Copy out all the lines where "that" shows up.

● INFORMATION PROVIDED
-- BEGIN --

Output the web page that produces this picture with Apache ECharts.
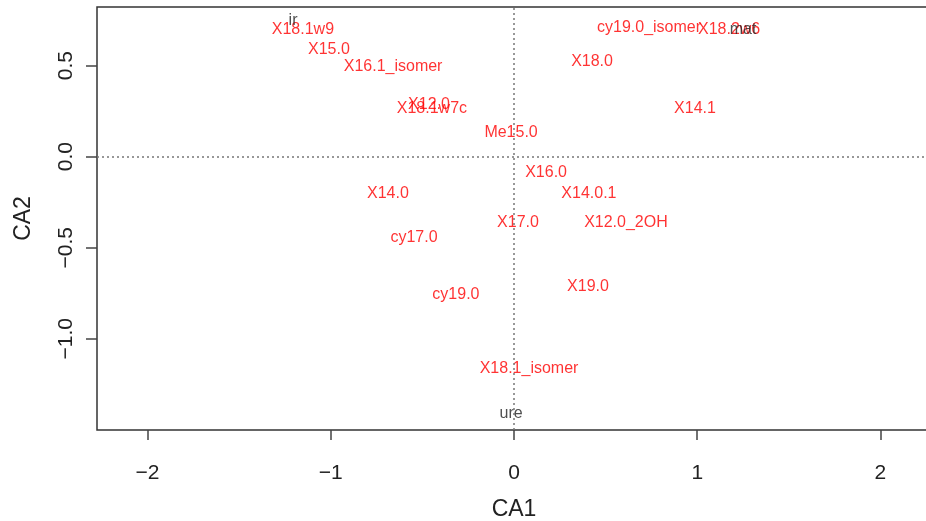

-- END --
-- BEGIN --

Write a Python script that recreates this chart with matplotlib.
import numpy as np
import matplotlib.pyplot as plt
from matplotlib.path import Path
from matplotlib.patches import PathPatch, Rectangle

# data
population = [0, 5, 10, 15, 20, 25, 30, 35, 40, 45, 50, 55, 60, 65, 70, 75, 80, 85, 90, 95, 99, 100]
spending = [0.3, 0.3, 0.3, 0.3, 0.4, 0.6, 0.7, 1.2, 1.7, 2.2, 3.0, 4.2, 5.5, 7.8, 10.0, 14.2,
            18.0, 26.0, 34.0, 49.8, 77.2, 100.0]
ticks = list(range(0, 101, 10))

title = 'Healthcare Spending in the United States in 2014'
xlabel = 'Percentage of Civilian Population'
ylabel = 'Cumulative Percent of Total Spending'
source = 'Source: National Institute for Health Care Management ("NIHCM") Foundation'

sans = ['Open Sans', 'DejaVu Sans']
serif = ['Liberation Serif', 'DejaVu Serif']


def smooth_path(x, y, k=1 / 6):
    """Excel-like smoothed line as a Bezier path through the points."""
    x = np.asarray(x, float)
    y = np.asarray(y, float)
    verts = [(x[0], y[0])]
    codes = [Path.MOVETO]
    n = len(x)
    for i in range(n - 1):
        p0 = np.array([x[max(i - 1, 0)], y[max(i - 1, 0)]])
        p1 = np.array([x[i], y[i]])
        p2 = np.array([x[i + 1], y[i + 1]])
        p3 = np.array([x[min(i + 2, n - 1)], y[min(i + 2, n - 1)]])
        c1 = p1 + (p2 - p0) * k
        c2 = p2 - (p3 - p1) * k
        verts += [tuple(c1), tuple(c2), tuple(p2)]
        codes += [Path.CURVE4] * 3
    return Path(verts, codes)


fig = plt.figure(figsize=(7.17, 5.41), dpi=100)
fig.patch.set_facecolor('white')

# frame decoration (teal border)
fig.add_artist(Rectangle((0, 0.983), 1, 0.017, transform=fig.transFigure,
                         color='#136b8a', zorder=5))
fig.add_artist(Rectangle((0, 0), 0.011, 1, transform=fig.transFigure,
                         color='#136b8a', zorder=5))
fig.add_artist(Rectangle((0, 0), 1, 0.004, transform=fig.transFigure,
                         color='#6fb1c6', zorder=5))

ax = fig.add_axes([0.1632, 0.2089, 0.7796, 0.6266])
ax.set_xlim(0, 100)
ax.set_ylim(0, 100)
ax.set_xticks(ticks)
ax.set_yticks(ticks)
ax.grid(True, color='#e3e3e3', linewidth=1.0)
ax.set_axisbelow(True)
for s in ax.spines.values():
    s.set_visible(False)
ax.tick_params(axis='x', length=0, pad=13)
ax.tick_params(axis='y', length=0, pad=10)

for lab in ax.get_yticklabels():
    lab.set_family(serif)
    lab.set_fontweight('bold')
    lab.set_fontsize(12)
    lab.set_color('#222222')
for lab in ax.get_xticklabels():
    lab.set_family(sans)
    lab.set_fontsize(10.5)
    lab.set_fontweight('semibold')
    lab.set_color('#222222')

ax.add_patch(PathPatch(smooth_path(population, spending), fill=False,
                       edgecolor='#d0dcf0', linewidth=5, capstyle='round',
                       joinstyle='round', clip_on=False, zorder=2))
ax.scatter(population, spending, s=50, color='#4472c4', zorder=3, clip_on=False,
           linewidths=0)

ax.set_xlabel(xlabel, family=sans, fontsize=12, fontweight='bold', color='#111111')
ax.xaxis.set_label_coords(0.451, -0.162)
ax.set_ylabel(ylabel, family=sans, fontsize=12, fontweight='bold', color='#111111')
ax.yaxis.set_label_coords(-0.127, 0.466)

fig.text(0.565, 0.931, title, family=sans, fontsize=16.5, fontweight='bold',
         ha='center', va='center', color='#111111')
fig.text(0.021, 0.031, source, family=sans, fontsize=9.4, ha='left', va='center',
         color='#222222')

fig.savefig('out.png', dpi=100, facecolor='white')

-- END --

● EXERCISE SOLUTION
Output the web page that produces this picture with Apache ECharts.
Write a Python script that recreates this chart with matplotlib.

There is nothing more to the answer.